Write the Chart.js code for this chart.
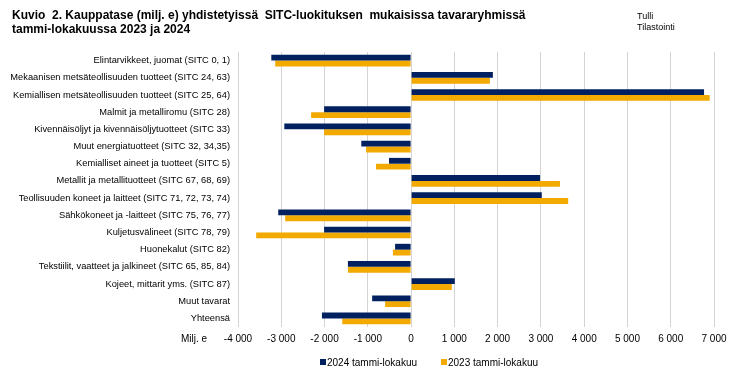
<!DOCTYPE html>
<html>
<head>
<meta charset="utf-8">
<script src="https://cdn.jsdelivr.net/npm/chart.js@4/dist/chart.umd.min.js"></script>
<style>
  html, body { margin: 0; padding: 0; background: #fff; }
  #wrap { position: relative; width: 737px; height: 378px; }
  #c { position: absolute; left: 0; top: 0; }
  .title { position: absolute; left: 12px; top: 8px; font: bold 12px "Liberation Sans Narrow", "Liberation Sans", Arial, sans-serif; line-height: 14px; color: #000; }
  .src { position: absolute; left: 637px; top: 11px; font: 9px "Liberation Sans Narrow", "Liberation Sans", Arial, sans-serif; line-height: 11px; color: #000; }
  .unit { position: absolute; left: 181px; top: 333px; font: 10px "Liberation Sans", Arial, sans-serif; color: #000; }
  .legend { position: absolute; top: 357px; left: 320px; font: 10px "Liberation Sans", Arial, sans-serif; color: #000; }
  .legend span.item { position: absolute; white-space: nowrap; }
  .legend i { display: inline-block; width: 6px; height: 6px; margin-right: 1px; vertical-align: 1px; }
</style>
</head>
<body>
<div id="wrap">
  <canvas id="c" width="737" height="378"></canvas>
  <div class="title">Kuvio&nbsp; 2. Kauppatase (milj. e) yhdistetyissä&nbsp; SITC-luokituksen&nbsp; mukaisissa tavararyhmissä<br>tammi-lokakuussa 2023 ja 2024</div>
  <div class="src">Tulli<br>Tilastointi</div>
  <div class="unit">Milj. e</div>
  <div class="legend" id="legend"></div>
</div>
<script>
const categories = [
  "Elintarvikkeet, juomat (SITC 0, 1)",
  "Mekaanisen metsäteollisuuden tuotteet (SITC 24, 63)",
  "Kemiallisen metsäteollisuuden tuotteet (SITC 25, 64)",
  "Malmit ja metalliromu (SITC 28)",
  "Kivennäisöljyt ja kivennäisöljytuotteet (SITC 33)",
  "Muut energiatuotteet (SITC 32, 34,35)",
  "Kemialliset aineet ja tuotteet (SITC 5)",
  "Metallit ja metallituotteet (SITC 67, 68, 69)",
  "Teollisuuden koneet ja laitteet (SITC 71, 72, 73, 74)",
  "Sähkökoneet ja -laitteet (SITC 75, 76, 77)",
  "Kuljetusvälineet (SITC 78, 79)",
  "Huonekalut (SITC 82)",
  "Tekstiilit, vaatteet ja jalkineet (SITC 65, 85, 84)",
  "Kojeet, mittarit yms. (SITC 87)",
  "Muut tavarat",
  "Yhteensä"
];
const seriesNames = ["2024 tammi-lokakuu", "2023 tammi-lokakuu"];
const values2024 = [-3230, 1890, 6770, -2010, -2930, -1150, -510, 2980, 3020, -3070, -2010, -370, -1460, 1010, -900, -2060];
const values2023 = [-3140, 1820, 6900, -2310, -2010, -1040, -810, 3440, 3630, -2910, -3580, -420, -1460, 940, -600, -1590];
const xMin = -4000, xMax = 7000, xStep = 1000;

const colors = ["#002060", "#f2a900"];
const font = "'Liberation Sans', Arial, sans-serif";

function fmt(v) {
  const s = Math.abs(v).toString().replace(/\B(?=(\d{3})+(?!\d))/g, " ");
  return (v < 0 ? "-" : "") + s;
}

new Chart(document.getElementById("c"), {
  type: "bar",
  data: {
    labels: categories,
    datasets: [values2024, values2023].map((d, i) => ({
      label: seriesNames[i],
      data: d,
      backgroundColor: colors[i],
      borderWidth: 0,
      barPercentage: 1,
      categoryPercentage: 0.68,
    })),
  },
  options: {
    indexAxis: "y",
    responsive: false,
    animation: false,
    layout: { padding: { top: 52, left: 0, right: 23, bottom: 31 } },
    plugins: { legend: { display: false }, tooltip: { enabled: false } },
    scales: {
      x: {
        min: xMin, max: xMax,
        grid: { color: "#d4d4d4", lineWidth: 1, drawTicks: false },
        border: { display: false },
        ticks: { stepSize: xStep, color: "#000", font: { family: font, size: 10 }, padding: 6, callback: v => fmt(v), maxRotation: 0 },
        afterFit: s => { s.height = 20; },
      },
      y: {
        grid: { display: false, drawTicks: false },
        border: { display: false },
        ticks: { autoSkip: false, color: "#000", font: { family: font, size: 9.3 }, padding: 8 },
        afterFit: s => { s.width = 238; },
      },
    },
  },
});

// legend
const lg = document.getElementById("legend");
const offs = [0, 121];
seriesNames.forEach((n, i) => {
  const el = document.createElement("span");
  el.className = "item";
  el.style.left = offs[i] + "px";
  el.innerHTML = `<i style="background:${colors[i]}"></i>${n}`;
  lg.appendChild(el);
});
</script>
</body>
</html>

==*==

WORK TO BE COMPLETED
Copy the whole listing above word for word but do not carry over the pictures.

SOLUTION TO THIS TASK
Write the Chart.js code for this chart.
<!DOCTYPE html>
<html>
<head>
<meta charset="utf-8">
<script src="https://cdn.jsdelivr.net/npm/chart.js@4/dist/chart.umd.min.js"></script>
<style>
  html, body { margin: 0; padding: 0; background: #fff; }
  #wrap { position: relative; width: 737px; height: 378px; }
  #c { position: absolute; left: 0; top: 0; }
  .title { position: absolute; left: 12px; top: 8px; font: bold 12px "Liberation Sans Narrow", "Liberation Sans", Arial, sans-serif; line-height: 14px; color: #000; }
  .src { position: absolute; left: 637px; top: 11px; font: 9px "Liberation Sans Narrow", "Liberation Sans", Arial, sans-serif; line-height: 11px; color: #000; }
  .unit { position: absolute; left: 181px; top: 333px; font: 10px "Liberation Sans", Arial, sans-serif; color: #000; }
  .legend { position: absolute; top: 357px; left: 320px; font: 10px "Liberation Sans", Arial, sans-serif; color: #000; }
  .legend span.item { position: absolute; white-space: nowrap; }
  .legend i { display: inline-block; width: 6px; height: 6px; margin-right: 1px; vertical-align: 1px; }
</style>
</head>
<body>
<div id="wrap">
  <canvas id="c" width="737" height="378"></canvas>
  <div class="title">Kuvio&nbsp; 2. Kauppatase (milj. e) yhdistetyissä&nbsp; SITC-luokituksen&nbsp; mukaisissa tavararyhmissä<br>tammi-lokakuussa 2023 ja 2024</div>
  <div class="src">Tulli<br>Tilastointi</div>
  <div class="unit">Milj. e</div>
  <div class="legend" id="legend"></div>
</div>
<script>
const categories = [
  "Elintarvikkeet, juomat (SITC 0, 1)",
  "Mekaanisen metsäteollisuuden tuotteet (SITC 24, 63)",
  "Kemiallisen metsäteollisuuden tuotteet (SITC 25, 64)",
  "Malmit ja metalliromu (SITC 28)",
  "Kivennäisöljyt ja kivennäisöljytuotteet (SITC 33)",
  "Muut energiatuotteet (SITC 32, 34,35)",
  "Kemialliset aineet ja tuotteet (SITC 5)",
  "Metallit ja metallituotteet (SITC 67, 68, 69)",
  "Teollisuuden koneet ja laitteet (SITC 71, 72, 73, 74)",
  "Sähkökoneet ja -laitteet (SITC 75, 76, 77)",
  "Kuljetusvälineet (SITC 78, 79)",
  "Huonekalut (SITC 82)",
  "Tekstiilit, vaatteet ja jalkineet (SITC 65, 85, 84)",
  "Kojeet, mittarit yms. (SITC 87)",
  "Muut tavarat",
  "Yhteensä"
];
const seriesNames = ["2024 tammi-lokakuu", "2023 tammi-lokakuu"];
const values2024 = [-3230, 1890, 6770, -2010, -2930, -1150, -510, 2980, 3020, -3070, -2010, -370, -1460, 1010, -900, -2060];
const values2023 = [-3140, 1820, 6900, -2310, -2010, -1040, -810, 3440, 3630, -2910, -3580, -420, -1460, 940, -600, -1590];
const xMin = -4000, xMax = 7000, xStep = 1000;

const colors = ["#002060", "#f2a900"];
const font = "'Liberation Sans', Arial, sans-serif";

function fmt(v) {
  const s = Math.abs(v).toString().replace(/\B(?=(\d{3})+(?!\d))/g, " ");
  return (v < 0 ? "-" : "") + s;
}

new Chart(document.getElementById("c"), {
  type: "bar",
  data: {
    labels: categories,
    datasets: [values2024, values2023].map((d, i) => ({
      label: seriesNames[i],
      data: d,
      backgroundColor: colors[i],
      borderWidth: 0,
      barPercentage: 1,
      categoryPercentage: 0.68,
    })),
  },
  options: {
    indexAxis: "y",
    responsive: false,
    animation: false,
    layout: { padding: { top: 52, left: 0, right: 23, bottom: 31 } },
    plugins: { legend: { display: false }, tooltip: { enabled: false } },
    scales: {
      x: {
        min: xMin, max: xMax,
        grid: { color: "#d4d4d4", lineWidth: 1, drawTicks: false },
        border: { display: false },
        ticks: { stepSize: xStep, color: "#000", font: { family: font, size: 10 }, padding: 6, callback: v => fmt(v), maxRotation: 0 },
        afterFit: s => { s.height = 20; },
      },
      y: {
        grid: { display: false, drawTicks: false },
        border: { display: false },
        ticks: { autoSkip: false, color: "#000", font: { family: font, size: 9.3 }, padding: 8 },
        afterFit: s => { s.width = 238; },
      },
    },
  },
});

// legend
const lg = document.getElementById("legend");
const offs = [0, 121];
seriesNames.forEach((n, i) => {
  const el = document.createElement("span");
  el.className = "item";
  el.style.left = offs[i] + "px";
  el.innerHTML = `<i style="background:${colors[i]}"></i>${n}`;
  lg.appendChild(el);
});
</script>
</body>
</html>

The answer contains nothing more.